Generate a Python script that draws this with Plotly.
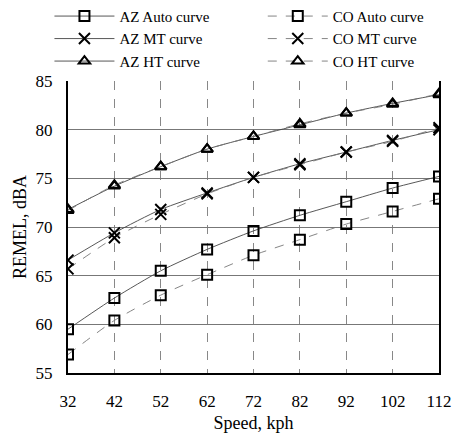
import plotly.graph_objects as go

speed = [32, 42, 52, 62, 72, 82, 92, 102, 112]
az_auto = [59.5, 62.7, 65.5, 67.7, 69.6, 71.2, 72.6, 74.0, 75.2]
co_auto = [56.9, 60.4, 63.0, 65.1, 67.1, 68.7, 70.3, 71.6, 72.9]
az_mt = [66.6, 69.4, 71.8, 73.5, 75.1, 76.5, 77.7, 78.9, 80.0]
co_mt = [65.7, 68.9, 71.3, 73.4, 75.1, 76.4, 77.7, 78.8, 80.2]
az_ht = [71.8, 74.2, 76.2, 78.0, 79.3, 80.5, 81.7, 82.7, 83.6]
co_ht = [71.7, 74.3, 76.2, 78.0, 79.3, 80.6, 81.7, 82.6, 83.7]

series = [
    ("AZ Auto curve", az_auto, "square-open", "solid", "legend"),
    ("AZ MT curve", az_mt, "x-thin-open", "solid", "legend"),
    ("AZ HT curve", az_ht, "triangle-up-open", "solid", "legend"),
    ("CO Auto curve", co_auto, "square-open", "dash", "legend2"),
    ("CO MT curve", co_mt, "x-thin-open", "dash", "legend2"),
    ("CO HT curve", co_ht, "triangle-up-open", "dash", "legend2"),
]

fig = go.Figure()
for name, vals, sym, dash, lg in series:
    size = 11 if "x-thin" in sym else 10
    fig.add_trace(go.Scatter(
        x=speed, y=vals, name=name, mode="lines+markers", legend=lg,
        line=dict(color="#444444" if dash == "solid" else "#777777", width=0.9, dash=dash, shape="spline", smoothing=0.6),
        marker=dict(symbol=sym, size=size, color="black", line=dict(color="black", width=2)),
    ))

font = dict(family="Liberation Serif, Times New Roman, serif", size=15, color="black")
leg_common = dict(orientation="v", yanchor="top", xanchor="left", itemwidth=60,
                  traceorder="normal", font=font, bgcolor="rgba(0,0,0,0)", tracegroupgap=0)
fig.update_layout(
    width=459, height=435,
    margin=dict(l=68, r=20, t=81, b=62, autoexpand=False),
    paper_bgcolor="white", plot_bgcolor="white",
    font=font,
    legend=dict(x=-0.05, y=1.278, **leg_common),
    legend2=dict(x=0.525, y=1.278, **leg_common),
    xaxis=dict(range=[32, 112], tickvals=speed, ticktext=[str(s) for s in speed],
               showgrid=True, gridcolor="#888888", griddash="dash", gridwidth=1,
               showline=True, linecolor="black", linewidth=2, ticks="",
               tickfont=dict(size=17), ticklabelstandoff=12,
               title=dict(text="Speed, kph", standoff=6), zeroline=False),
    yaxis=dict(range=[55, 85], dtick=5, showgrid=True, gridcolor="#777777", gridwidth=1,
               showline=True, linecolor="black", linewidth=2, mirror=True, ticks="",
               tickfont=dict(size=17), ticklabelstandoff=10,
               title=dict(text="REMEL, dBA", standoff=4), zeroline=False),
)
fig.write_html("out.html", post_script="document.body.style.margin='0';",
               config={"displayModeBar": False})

------------

Go through the listing above and write it all out exactly, leaving out any picture.

| SOLUTION TO THIS PROBLEM |
Generate a Python script that draws this with Plotly.
import plotly.graph_objects as go

speed = [32, 42, 52, 62, 72, 82, 92, 102, 112]
az_auto = [59.5, 62.7, 65.5, 67.7, 69.6, 71.2, 72.6, 74.0, 75.2]
co_auto = [56.9, 60.4, 63.0, 65.1, 67.1, 68.7, 70.3, 71.6, 72.9]
az_mt = [66.6, 69.4, 71.8, 73.5, 75.1, 76.5, 77.7, 78.9, 80.0]
co_mt = [65.7, 68.9, 71.3, 73.4, 75.1, 76.4, 77.7, 78.8, 80.2]
az_ht = [71.8, 74.2, 76.2, 78.0, 79.3, 80.5, 81.7, 82.7, 83.6]
co_ht = [71.7, 74.3, 76.2, 78.0, 79.3, 80.6, 81.7, 82.6, 83.7]

series = [
    ("AZ Auto curve", az_auto, "square-open", "solid", "legend"),
    ("AZ MT curve", az_mt, "x-thin-open", "solid", "legend"),
    ("AZ HT curve", az_ht, "triangle-up-open", "solid", "legend"),
    ("CO Auto curve", co_auto, "square-open", "dash", "legend2"),
    ("CO MT curve", co_mt, "x-thin-open", "dash", "legend2"),
    ("CO HT curve", co_ht, "triangle-up-open", "dash", "legend2"),
]

fig = go.Figure()
for name, vals, sym, dash, lg in series:
    size = 11 if "x-thin" in sym else 10
    fig.add_trace(go.Scatter(
        x=speed, y=vals, name=name, mode="lines+markers", legend=lg,
        line=dict(color="#444444" if dash == "solid" else "#777777", width=0.9, dash=dash, shape="spline", smoothing=0.6),
        marker=dict(symbol=sym, size=size, color="black", line=dict(color="black", width=2)),
    ))

font = dict(family="Liberation Serif, Times New Roman, serif", size=15, color="black")
leg_common = dict(orientation="v", yanchor="top", xanchor="left", itemwidth=60,
                  traceorder="normal", font=font, bgcolor="rgba(0,0,0,0)", tracegroupgap=0)
fig.update_layout(
    width=459, height=435,
    margin=dict(l=68, r=20, t=81, b=62, autoexpand=False),
    paper_bgcolor="white", plot_bgcolor="white",
    font=font,
    legend=dict(x=-0.05, y=1.278, **leg_common),
    legend2=dict(x=0.525, y=1.278, **leg_common),
    xaxis=dict(range=[32, 112], tickvals=speed, ticktext=[str(s) for s in speed],
               showgrid=True, gridcolor="#888888", griddash="dash", gridwidth=1,
               showline=True, linecolor="black", linewidth=2, ticks="",
               tickfont=dict(size=17), ticklabelstandoff=12,
               title=dict(text="Speed, kph", standoff=6), zeroline=False),
    yaxis=dict(range=[55, 85], dtick=5, showgrid=True, gridcolor="#777777", gridwidth=1,
               showline=True, linecolor="black", linewidth=2, mirror=True, ticks="",
               tickfont=dict(size=17), ticklabelstandoff=10,
               title=dict(text="REMEL, dBA", standoff=4), zeroline=False),
)
fig.write_html("out.html", post_script="document.body.style.margin='0';",
               config={"displayModeBar": False})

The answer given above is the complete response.